Following up on blahedo's comment and the questions about what the heck their p-values mean --

This is a nice example that you can get statistical significance for small effects, if your sample is big enough. Their p-values are explained very badly, so I did my own analysis by transcribing their data from those plots. Let's take their weighting scheme for granted. I agree with some other commenters that the sums and counts are misleading, and instead took average scores per font, and computed confidence intervals for those means.
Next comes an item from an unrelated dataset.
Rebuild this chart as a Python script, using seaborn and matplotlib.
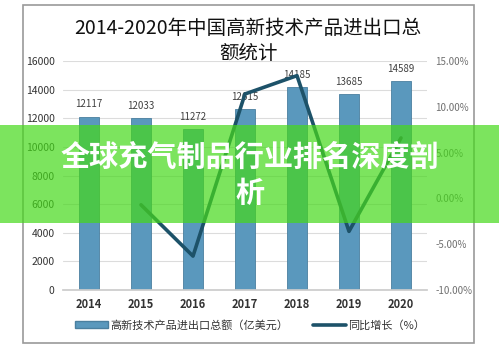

The means are indeed a little different, and for some pairs, statistically significantly so.

http://brenocon.com/Screen%20shot%202012-08-10%20at%202.03.0...

But does it matter much? Take the pair with the largest gap, Baskerville vs. Comic Sans, of 0.95 versus 0.79: a difference is 0.16. This is out of a 10-point scale (ranging -5 to +5).

In fact, the standard deviation for the entire dataset is 3.6 -- so just 0.05 standard deviations worth of difference.

Or here's another way to think about it. If a person does Comic Sans example, versus could have done Baskerville example, how often would they have score higher? (This ignores the weightings, it's a purely ordinal comparison. I think this is related to the Wilcoxon-Mann-Whitney test statistic or something, I forget.) So with independence assumptions (if they had proper randomization, hopefully this solves), just independently sample from the distributions many times and compare pairs of simulated outcomes. 22% of the time it's a tie, 40.3% of the time Baskerville scores higher, and 37.8% of the time Comic Sans scores higher. I guess then it sounds like the difference is better than nothing.

Not sure what's a good and fair way to think about the substantive size of the effect. I wanted to take the quantile positions of the means, but realized you can't exactly do that with ordinal data like this (zillions of values share the same quantile value).

I probably missed something, so here's the transcribed data and R/Python code probably with errors: https://gist.github.com/3311340

Now that I'm thinking about it more, averaging the agreement scores seems weird. Maybe it's clearer to use the simple binary agree/disagree outcome.